Begin Task inputs
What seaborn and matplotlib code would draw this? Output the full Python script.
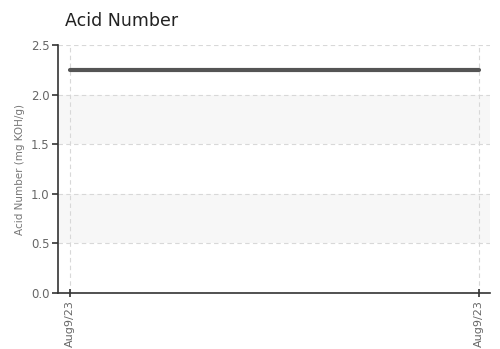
import matplotlib
matplotlib.use("Agg")
import matplotlib.pyplot as plt
import seaborn as sns
import pandas as pd

dates = ["Aug9/23", "Aug9/23"]
acid_number = [2.25, 2.25]
y_ticks = [0.0, 0.5, 1.0, 1.5, 2.0, 2.5]

sns.set_style("white")
plt.rcParams["font.family"] = ["DejaVu Sans"]

df = pd.DataFrame({"idx": range(len(dates)), "val": acid_number})

fig = plt.figure(figsize=(5, 3.49), dpi=100)
ax = fig.add_axes([0.116, 0.1605, 0.864, 0.7105])

# alternating bands
for lo in [0.5, 1.5]:
    ax.axhspan(lo, lo + 0.5, color="#f7f7f7", zorder=0, lw=0)

sns.lineplot(data=df, x="idx", y="val", color="#555555", linewidth=3, ax=ax, zorder=3)

ax.set_xlim(-0.029, 1.027)
ax.set_ylim(0, 2.5)
ax.set_yticks(y_ticks)
ax.set_yticklabels([f"{t:.1f}" for t in y_ticks], fontsize=8.5, color="#666666")
ax.set_xticks(df["idx"])
ax.set_xticklabels(dates, rotation=90, fontsize=8, color="#666666")
ax.set_xlabel("")
ax.set_ylabel("Acid Number (mg KOH/g)", fontsize=7.5, color="#777777", labelpad=4)

ax.grid(True, linestyle=(0, (4, 3)), color="#d8d8d8", linewidth=0.8, zorder=1)
ax.set_axisbelow(True)
for s in ["top", "right"]:
    ax.spines[s].set_visible(False)
for s in ["left", "bottom"]:
    ax.spines[s].set_color("#333333")
    ax.spines[s].set_linewidth(1.2)
ax.tick_params(axis="both", length=4, width=1.2, color="#333333", pad=2)
ax.tick_params(axis="y", direction="out", left=True)
ax.tick_params(axis="x", direction="inout", bottom=True, length=6)

fig.text(0.13, 0.94, "Acid Number", fontsize=12.5, color="#222222", ha="left", va="center")

fig.savefig("out.png", dpi=100)
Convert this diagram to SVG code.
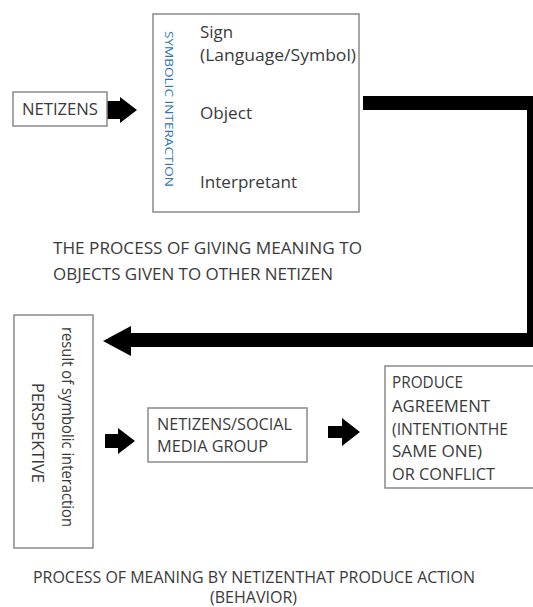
End Task inputs
• _Set task_
Which lines of the data include "code"? Copy each of them.

• _Written response_
What seaborn and matplotlib code would draw this? Output the full Python script.
Convert this diagram to SVG code.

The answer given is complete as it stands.